** Problem **
Print the listing from its top line through the line containing "import plotly.graph_objects as go", nothing more, and leave out the pictures.

*** Data shown

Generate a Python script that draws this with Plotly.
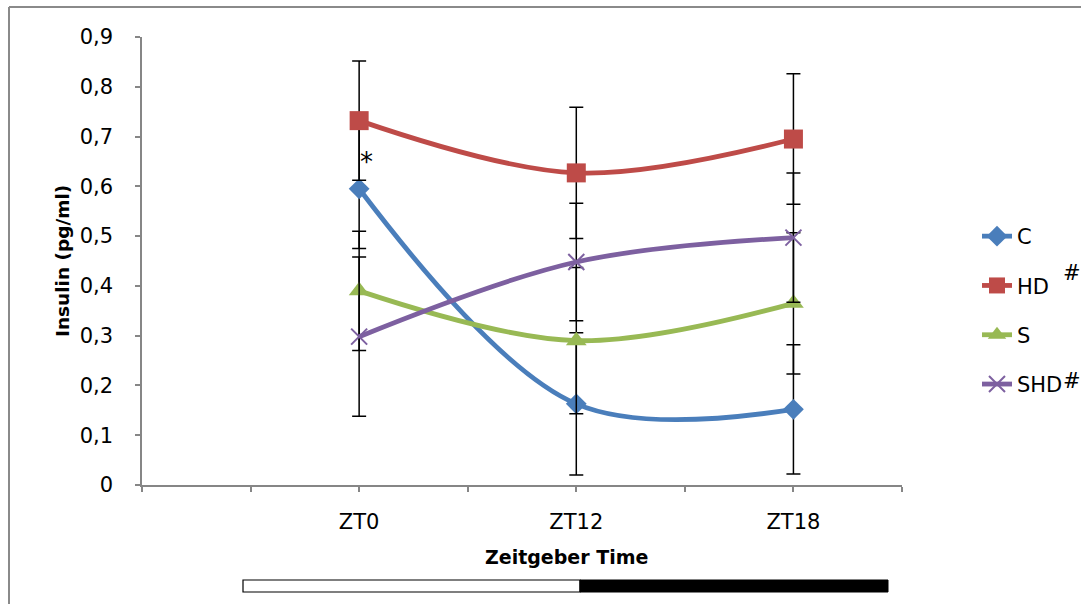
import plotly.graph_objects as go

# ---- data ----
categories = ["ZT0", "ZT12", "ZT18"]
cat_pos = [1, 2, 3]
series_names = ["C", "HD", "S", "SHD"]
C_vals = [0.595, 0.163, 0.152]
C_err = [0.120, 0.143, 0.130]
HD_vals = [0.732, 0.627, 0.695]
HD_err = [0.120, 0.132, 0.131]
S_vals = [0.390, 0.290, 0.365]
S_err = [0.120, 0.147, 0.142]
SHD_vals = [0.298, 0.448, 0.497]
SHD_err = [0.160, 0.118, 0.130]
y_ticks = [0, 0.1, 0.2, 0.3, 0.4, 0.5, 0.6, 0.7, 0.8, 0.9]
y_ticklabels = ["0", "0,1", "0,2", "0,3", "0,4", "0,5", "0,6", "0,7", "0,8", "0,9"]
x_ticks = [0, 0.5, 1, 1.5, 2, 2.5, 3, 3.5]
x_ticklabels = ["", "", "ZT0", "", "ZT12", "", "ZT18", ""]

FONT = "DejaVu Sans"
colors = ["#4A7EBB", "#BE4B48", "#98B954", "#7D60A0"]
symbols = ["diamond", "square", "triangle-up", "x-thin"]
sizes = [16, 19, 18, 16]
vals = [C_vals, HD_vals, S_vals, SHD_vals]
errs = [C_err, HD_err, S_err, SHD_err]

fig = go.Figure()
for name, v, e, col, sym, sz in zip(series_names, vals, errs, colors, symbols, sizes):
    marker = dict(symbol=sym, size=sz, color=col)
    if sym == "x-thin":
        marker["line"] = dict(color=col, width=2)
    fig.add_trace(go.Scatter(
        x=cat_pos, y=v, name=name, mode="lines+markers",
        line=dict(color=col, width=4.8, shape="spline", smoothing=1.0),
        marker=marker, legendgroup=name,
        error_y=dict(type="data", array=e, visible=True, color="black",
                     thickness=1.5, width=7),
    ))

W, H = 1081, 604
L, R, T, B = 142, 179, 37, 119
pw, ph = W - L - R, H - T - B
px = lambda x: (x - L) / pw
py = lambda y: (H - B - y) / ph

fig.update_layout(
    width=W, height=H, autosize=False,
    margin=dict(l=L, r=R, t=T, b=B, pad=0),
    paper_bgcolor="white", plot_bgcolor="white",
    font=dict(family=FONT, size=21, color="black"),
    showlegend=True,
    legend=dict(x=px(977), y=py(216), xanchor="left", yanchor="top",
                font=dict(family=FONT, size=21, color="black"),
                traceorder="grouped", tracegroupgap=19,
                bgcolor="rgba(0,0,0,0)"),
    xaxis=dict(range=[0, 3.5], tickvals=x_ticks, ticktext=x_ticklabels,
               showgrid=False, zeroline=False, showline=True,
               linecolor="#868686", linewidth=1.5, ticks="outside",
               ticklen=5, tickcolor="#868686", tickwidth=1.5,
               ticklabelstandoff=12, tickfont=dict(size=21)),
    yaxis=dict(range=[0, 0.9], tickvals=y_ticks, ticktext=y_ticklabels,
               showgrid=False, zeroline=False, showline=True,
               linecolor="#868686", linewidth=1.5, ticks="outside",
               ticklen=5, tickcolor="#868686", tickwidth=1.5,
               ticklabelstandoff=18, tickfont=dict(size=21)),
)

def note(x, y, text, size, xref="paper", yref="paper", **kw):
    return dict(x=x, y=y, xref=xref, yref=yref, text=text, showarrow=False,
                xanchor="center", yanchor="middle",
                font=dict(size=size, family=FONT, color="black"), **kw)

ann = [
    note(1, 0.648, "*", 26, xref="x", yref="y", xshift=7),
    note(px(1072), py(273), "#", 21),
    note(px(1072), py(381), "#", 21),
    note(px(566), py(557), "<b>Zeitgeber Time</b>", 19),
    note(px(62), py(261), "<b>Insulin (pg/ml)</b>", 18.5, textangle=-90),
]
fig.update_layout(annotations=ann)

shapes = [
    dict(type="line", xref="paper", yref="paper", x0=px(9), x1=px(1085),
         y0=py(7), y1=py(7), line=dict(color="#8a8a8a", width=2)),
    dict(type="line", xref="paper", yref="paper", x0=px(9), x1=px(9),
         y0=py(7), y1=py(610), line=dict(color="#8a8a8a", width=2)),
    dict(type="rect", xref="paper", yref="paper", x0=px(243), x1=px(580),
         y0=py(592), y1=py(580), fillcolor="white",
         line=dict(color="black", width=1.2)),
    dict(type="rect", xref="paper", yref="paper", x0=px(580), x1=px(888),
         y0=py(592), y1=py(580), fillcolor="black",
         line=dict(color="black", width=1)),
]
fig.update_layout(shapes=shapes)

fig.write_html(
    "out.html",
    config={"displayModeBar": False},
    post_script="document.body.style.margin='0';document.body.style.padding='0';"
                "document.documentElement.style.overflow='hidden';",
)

******

** Result for this exercise **
Generate a Python script that draws this with Plotly.
import plotly.graph_objects as go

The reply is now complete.